I suggest we start asking hard questions about
the Department’s policies and practices based on existing laws. We should
first see where things stand with the single most important legislation on
this topic since September 11: The USA PATRIOT Act.
Recognizing that some of the most
controversial provisions of the PATRIOT Act will “sunset” at the end of
2005, the 9-11 Commission wrote that the
burden of proof for retaining a particular governmental power should be on
the Executive branch, to explain how the power actually materially enhances
security and whether there is adequate supervision of the Executive’s use
of the power to ensure protection of civil liberties.
The Commission said that a full and informed debate on the PATRIOT
Act would be “healthy” because of concerns regarding the shifting balance
of power to the Government.
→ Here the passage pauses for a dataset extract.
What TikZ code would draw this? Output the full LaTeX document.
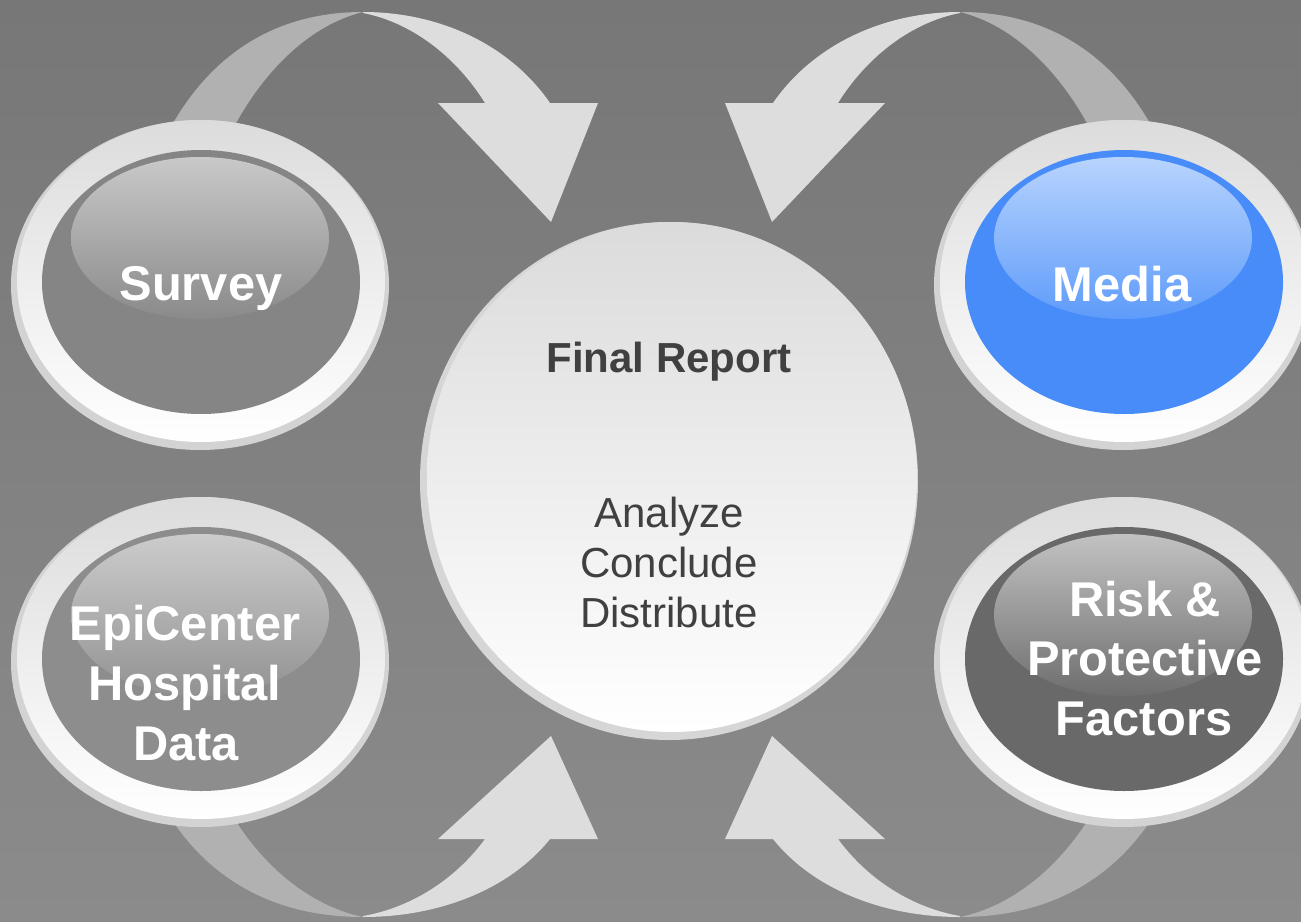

Before expanding these provisions we are due
an accounting and an explanation why information-gathering provisions the
Justice Department has contended to be vital are so seldom used.
I told the Attorney General in his one
appearance in the past 18 months, actions speak louder than words. Adding
more ways to say killing innocent people in the name of terrorism is a
serious crime, or giving federal law enforcement yet easier access into our
personal lives, is like adding locks on Fort Knox. Real tools to fight
terrorism involve concrete legal strategies, effective use of resources,
information sharing, and a government and people united.